The problem wasn’t the money transfer licence – it was the set of rules that comes with the transfer of money, the “know your customer” regulations. You have to be able to identify exactly who is sending to whom, and to have at least a reasonable idea that it’s legitimate earnings that are being sent.

It is this that explains those massive fees in the extant system, for the people who operate the money transmission networks do not make “excess” profits. To an economist, this is a more-than-usual return on the capital employed.

Despite those 10% fees, Western Union, for example, doesn’t have a greater-than-average return. So those high fees are being eaten up in the high costs of doing business. They are not being charged just to let the capitalists cackle about their returns.

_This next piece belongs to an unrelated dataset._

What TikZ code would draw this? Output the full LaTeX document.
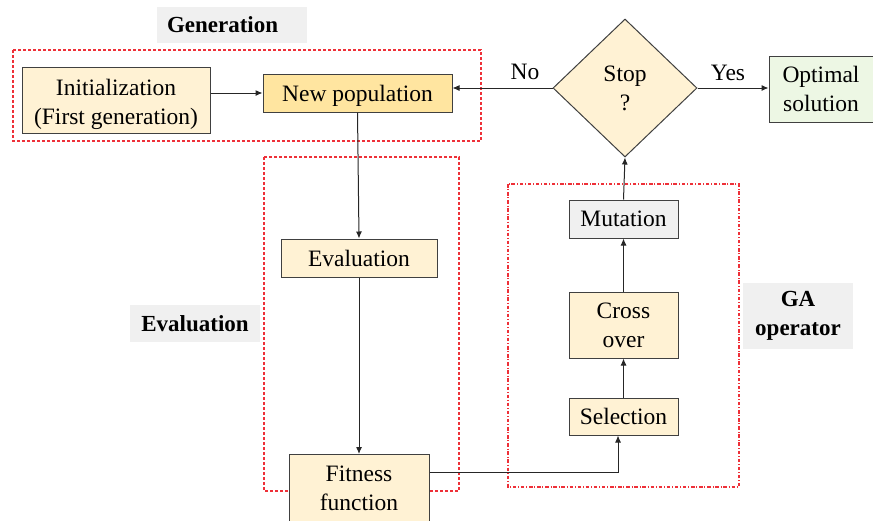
\documentclass[tikz,border=0pt]{standalone}
\usepackage{fontspec}
\setmainfont{Liberation Serif}
\usetikzlibrary{arrows.meta,shapes.geometric}
\definecolor{cream}{HTML}{FFF2D4}
\definecolor{gold}{HTML}{FFE5A0}
\definecolor{lgreen}{HTML}{EDF7E4}
\definecolor{lgray}{HTML}{F0F0F0}
\definecolor{dred}{HTML}{EE3038}
% centred block of lines, drawn lower while keeping its nominal extent
\newcommand\droptext[2]{\raisebox{-#1}[\height][\depth]{\begin{tabular}{@{}c@{}}#2\end{tabular}}}
\tikzset{
  stepbox/.style={draw=black!75, line width=1pt, fill=cream, inner sep=0pt,
    font=\fontsize{23.5}{29}\selectfont, align=center},
  grouplabel/.style={fill=lgray, inner sep=0pt, align=center,
    font=\fontsize{23}{29}\selectfont\bfseries},
  groupframe/.style={draw=dred, line width=1.05pt, dash pattern=on 3.2pt off 1.8pt},
  flow/.style={draw=black!85, line width=1pt, -{Latex[length=7pt,width=6pt]}},
  yesno/.style={font=\fontsize{23.5}{28}\selectfont}
}
\begin{document}
\begin{tikzpicture}[x=1pt,y=-1pt]
\useasboundingbox (0,0) rectangle (873,520);

% group frames
\draw[groupframe] (13,50) rectangle (481,141);
\draw[groupframe] (264,157) rectangle (459,491);
\draw[draw=dred, line width=1.05pt, dash pattern=on 3.5pt off 1.8pt on 1pt off 1.8pt]
  (508,184) rectangle (739,487);

% group labels
\node[grouplabel, text width=130pt, align=left, inner xsep=10pt, minimum height=36pt] (lgen) at (232,25) {Generation};
\node[grouplabel, minimum width=130pt, minimum height=37pt] (leval) at (195,323.5) {Evaluation};
\node[grouplabel, minimum width=110pt, minimum height=66pt] (lga) at (798,316) {GA\\operator};

% process steps
\node[stepbox, minimum width=188pt, minimum height=66pt] (init) at (116,100) {\droptext{4pt}{Initialization\\(First generation)}};
\node[stepbox, fill=gold, minimum width=189pt, minimum height=38pt] (newpop) at (357.5,93) {\droptext{3pt}{New population}};
\node[stepbox, minimum width=156pt, minimum height=38pt] (eval) at (359,258) {Evaluation};
\node[stepbox, minimum width=140pt, minimum height=68pt, anchor=north] (fit) at (359,454) {Fitness\\function};
\node[stepbox, minimum width=109pt, minimum height=37pt] (sel) at (623.5,416.5) {Selection};
\node[stepbox, minimum width=109pt, minimum height=66pt] (cross) at (623.5,325) {Cross\\over};
\node[stepbox, fill=lgray, minimum width=109pt, minimum height=38pt] (mut) at (623.5,219) {Mutation};
\node[diamond, draw=black!75, line width=1pt, fill=cream, inner sep=0pt,
  minimum width=144pt, minimum height=138pt, align=center,
  font=\fontsize{23.5}{29}\selectfont] (stop) at (625,88) {Stop\\?};
\node[stepbox, fill=lgreen, minimum width=104pt, minimum height=66pt] (opt) at (821,89) {Optimal\\solution};

% connectors
\draw[flow] (init.east |- 0,93) -- (newpop.west);
\draw[flow] (newpop.south) -- (eval.north);
\draw[flow] (eval.south) -- (fit.north);
\coordinate (turn) at (618,472);
\draw[flow] (fit.east |- turn) -- (turn) -- (turn |- sel.south);
\draw[flow] (sel.north) -- (cross.south);
\draw[flow] (cross.north) -- (mut.south);
\draw[flow] (mut.north) -- (stop.south);
\draw[flow] (stop.west) -- (newpop.east |- stop.west);
\draw[flow] (stop.east) -- (opt.west |- stop.east);

% decision labels
\node[yesno] (no) at (525,72) {No};
\node[yesno] (yes) at (728,73) {Yes};
\end{tikzpicture}
\end{document}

It’s an appealing business, with high fees but also high costs – which means that to be able to truly clean up, a new method has to be found. Move fast and break things is one way to describe it – come up with some technological advance is another. Or, of course, do an end run around the regulation that imposes the costs. Which is what I am imputing is being done with Libra.

Read more about Facebook Libra

Libra isn’t really a cryptocurrency, not in the way we’ve come to think of them. Very much more importantly, it is also not “money”. Therefore the regulations about knowing who is sending what money around don’t apply – or might not apply – to something that is very much more an accounting unit than anything else.

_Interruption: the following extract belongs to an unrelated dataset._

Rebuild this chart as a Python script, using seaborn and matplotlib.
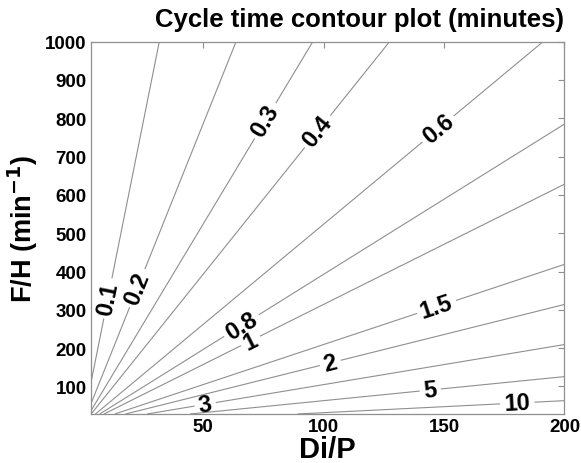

Such regulations will probably apply to anyone buying into, or cashing out of, Libra. But once inside the system, it is likely, the way the regulations are currently written, that transfers will be free of the costs that drive transfer fees up to those 8% and 10% levels.

We now have our technological edge, even if it is one that only applies to an accounting unit that has enough users and usage that people are willing to remain inside the system. That’s a pretty good competitive advantage for someone who already has two billion users in their network.

My reading of the whole adventure is that it’s a precise calibration to try to avoid the most onerous and expensive parts of the regulatory system concerning money transfers, by the simple expedient of creating a system that doesn’t transfer “money” around.

It’s something that has a good chance of success if Facebook and friends can move fast enough to have a decent-size user base before the regulators wake up and stop them doing so. Rather like the Uber strategy with taxi licensing, find that gap in the legal thicket, drive a coach and horses through it, then rely on being popular enough to stop the bureaucrats shouting that you can’t do it.

Whether it’s a good idea in a public policy sense is another matter, but it’s one that has a good chance of working.